## [EXERCISE OBJECTIVE]
Exclude pictures. Extract exactly the lines from the one that contains "Write a Python script that recreates this chart with seaborn" down to the one that contains "plt.rcParams['font.family'] = ['Noto", both included.
* * * *
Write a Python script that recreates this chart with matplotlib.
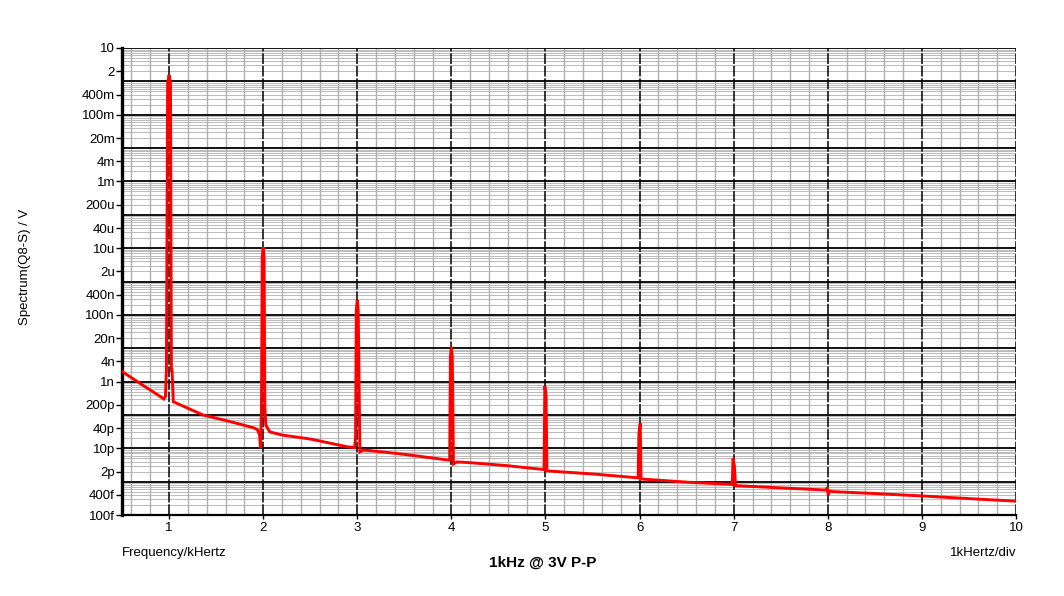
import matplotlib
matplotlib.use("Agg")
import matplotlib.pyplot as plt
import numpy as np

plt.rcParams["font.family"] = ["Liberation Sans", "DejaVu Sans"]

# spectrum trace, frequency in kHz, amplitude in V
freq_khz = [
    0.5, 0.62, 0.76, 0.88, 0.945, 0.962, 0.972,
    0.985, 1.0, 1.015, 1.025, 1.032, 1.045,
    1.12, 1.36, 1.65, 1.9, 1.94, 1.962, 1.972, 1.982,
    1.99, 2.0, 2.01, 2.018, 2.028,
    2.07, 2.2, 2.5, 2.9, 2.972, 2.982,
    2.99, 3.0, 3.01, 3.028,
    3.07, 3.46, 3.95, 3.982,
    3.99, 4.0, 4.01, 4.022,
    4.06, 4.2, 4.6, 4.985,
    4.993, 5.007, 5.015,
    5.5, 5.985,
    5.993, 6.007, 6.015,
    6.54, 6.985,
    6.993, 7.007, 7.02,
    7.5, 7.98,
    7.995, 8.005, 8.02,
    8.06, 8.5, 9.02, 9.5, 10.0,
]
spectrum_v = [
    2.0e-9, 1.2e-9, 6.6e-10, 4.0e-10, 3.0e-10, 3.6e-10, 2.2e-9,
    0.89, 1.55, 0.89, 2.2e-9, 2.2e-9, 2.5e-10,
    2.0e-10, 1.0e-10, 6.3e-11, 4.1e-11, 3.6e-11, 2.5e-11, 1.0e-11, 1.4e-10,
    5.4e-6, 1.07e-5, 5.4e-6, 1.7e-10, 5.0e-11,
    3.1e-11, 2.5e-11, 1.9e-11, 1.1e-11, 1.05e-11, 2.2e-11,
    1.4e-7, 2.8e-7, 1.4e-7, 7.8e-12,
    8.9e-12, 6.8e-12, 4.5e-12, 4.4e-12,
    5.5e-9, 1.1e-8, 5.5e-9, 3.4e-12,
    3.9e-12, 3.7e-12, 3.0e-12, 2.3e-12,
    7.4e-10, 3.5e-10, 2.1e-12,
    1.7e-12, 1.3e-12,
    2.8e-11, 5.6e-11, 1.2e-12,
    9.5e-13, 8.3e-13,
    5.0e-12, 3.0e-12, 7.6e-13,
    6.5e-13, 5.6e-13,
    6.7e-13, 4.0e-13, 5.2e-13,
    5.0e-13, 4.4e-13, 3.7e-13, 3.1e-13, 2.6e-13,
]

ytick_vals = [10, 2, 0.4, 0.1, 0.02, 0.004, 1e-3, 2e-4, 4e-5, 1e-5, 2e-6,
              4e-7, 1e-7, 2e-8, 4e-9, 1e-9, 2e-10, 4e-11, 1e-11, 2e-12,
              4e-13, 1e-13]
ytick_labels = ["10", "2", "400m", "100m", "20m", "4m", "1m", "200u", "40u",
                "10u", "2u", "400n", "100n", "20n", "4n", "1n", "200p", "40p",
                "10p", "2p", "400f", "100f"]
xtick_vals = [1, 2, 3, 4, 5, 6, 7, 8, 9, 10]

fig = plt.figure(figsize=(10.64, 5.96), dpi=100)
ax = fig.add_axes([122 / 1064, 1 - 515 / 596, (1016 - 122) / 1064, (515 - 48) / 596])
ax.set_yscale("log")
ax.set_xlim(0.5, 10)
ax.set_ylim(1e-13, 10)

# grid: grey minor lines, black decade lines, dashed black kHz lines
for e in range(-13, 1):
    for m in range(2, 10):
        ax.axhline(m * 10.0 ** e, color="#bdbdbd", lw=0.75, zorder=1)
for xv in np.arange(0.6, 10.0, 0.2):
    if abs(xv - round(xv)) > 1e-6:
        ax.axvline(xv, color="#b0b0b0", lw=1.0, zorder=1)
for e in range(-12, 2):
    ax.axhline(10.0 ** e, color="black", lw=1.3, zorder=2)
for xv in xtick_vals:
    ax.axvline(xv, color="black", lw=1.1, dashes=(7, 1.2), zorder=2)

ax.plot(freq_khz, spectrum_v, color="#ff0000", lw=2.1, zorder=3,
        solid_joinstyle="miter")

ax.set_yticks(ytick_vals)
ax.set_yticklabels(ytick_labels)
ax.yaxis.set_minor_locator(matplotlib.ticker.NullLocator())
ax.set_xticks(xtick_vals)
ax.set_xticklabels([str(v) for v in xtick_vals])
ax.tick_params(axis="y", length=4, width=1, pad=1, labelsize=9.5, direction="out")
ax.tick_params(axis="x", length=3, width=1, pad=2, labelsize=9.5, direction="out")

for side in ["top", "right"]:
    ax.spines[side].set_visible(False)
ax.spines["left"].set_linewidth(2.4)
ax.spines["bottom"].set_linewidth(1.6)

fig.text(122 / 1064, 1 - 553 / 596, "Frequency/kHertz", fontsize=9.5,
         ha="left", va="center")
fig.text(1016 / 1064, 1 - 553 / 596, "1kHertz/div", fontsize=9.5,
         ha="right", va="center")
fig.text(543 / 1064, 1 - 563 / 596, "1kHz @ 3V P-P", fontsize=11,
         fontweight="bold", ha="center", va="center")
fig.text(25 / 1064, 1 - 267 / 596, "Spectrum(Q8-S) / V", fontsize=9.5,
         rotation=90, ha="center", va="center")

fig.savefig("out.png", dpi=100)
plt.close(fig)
* * * *
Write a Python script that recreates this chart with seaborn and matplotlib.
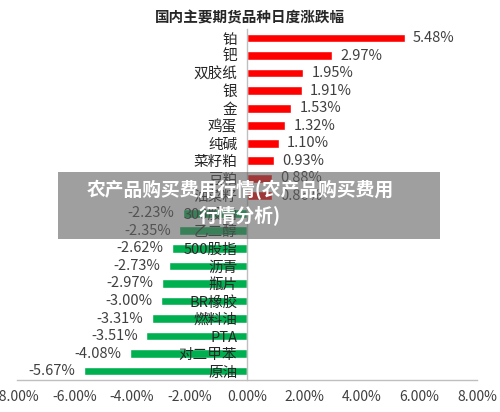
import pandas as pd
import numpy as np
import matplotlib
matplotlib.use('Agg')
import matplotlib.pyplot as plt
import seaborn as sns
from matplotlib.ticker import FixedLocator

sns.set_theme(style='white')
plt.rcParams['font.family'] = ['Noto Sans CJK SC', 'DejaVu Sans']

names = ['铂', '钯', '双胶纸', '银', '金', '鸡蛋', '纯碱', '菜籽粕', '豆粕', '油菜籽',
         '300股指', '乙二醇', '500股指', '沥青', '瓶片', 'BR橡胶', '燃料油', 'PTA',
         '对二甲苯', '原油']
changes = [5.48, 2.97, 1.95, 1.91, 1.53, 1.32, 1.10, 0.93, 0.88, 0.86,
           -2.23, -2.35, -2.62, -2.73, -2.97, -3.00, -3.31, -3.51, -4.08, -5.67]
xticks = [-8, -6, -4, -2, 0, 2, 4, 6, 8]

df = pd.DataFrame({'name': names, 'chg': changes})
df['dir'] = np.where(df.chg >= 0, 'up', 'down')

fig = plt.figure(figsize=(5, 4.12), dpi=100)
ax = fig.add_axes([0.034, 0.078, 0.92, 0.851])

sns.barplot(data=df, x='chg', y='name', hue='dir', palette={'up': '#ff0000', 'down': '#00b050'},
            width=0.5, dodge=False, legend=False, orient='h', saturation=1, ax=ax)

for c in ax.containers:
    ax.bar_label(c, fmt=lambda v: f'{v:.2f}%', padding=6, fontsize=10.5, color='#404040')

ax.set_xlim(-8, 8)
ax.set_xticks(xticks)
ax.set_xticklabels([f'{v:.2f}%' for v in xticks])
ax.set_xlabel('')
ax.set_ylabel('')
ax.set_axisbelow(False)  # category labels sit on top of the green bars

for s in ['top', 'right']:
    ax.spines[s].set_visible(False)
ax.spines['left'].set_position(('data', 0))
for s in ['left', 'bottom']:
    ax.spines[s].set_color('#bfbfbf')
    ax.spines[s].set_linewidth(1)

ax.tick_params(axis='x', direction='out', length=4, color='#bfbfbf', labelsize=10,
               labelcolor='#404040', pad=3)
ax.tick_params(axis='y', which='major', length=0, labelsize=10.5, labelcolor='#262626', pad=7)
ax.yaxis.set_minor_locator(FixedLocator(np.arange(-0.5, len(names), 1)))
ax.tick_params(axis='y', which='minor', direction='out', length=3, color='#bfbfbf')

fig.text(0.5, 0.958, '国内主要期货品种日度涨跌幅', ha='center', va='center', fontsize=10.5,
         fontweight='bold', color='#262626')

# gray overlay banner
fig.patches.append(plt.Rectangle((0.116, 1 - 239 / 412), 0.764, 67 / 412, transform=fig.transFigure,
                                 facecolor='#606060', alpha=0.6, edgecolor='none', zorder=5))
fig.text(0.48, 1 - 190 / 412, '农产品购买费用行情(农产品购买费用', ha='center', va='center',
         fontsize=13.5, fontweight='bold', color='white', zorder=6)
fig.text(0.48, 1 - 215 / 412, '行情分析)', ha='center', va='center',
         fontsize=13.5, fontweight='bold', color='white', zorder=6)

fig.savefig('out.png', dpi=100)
* * * *
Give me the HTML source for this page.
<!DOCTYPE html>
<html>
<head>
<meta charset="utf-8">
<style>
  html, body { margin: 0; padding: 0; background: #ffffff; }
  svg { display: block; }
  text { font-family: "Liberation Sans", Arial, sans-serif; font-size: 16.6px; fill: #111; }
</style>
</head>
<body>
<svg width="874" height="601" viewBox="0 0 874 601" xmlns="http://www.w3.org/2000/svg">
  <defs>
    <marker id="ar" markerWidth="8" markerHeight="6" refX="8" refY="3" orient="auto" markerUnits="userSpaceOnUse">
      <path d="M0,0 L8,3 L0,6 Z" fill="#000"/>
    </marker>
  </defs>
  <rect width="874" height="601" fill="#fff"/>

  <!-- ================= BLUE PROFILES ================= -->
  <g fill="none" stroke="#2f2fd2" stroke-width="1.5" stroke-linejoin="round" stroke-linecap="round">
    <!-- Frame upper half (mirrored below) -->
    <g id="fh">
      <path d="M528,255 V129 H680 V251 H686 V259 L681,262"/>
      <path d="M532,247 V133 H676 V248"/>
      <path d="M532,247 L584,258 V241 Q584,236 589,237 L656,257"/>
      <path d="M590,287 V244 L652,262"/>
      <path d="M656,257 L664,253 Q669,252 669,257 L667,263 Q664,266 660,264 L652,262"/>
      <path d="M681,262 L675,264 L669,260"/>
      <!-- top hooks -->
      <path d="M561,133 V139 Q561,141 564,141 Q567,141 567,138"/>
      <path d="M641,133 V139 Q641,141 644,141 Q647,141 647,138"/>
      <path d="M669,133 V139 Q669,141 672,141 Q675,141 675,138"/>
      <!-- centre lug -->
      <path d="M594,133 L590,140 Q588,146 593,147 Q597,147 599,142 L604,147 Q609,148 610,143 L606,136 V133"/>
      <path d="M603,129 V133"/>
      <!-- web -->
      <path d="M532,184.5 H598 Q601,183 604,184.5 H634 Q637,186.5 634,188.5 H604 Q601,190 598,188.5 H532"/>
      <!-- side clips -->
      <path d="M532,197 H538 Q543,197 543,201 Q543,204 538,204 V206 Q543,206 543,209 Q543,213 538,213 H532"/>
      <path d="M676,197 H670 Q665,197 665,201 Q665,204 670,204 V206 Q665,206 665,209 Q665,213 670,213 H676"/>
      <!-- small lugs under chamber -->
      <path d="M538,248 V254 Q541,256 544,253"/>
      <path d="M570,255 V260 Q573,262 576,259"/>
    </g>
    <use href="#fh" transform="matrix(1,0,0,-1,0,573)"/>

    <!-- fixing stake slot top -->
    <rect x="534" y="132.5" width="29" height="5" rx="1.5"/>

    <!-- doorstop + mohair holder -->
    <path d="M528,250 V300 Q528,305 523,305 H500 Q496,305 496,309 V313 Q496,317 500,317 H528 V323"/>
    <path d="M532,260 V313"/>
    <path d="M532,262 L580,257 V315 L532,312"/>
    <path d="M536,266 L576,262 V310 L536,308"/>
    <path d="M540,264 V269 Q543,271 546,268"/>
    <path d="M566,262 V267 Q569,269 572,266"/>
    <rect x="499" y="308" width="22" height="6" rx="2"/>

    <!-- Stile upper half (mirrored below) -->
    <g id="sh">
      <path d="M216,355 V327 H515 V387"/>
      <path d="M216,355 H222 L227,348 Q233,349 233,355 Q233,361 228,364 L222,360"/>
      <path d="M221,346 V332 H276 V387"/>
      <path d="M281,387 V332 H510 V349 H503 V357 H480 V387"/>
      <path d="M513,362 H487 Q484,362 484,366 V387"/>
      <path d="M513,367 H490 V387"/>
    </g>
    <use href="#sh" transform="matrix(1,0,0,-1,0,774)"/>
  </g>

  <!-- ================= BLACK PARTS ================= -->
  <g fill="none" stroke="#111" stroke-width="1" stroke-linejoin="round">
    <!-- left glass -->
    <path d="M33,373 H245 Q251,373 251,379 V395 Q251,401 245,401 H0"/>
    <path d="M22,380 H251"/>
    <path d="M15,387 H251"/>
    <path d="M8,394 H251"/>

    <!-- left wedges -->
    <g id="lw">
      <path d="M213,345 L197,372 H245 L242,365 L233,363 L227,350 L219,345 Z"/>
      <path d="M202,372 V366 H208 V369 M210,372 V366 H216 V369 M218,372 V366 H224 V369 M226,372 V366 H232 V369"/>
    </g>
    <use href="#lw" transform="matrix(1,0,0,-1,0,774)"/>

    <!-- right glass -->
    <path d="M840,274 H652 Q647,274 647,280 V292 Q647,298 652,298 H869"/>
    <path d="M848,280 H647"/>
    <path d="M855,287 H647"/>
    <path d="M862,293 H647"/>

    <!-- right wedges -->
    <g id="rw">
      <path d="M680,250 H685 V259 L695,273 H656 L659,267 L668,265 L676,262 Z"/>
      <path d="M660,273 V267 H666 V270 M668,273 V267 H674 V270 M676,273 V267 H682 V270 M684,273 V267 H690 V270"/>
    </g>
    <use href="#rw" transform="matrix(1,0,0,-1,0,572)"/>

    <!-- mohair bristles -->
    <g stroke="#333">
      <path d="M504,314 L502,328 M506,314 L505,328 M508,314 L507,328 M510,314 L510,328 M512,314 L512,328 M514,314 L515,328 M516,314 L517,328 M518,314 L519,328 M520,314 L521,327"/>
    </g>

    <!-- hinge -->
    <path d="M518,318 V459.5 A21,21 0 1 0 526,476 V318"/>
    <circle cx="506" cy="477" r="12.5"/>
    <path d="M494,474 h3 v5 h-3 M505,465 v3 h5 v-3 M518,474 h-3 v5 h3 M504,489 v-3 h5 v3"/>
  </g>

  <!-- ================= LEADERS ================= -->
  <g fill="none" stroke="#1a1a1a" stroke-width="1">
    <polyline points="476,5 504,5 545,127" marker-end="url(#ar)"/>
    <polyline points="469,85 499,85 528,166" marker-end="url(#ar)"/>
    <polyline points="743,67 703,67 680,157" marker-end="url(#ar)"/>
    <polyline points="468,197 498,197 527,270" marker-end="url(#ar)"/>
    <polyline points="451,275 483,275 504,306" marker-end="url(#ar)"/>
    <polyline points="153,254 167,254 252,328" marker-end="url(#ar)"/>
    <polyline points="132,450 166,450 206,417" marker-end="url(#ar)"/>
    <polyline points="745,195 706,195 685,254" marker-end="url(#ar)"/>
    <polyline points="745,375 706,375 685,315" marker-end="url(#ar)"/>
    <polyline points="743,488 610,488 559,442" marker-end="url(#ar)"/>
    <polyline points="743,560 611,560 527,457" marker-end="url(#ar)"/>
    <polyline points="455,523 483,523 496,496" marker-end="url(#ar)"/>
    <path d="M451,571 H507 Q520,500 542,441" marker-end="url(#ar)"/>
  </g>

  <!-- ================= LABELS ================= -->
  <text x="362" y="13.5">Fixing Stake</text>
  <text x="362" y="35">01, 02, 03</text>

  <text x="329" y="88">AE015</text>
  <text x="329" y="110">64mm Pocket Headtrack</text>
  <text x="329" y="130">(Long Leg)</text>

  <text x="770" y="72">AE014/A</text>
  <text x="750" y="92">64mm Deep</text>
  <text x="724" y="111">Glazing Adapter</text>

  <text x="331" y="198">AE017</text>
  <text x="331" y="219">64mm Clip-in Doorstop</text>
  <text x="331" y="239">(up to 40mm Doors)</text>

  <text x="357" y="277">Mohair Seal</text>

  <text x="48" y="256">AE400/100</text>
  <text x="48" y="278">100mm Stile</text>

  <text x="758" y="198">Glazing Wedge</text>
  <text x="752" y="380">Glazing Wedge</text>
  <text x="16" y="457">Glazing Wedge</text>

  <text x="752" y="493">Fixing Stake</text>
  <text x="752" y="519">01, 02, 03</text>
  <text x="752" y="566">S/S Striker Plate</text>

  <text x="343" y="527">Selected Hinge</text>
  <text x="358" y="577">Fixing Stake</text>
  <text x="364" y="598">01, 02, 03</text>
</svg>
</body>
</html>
* * * *
## [RESULT]
Write a Python script that recreates this chart with seaborn and matplotlib.
import pandas as pd
import numpy as np
import matplotlib
matplotlib.use('Agg')
import matplotlib.pyplot as plt
import seaborn as sns
from matplotlib.ticker import FixedLocator

sns.set_theme(style='white')
plt.rcParams['font.family'] = ['Noto Sans CJK SC', 'DejaVu Sans']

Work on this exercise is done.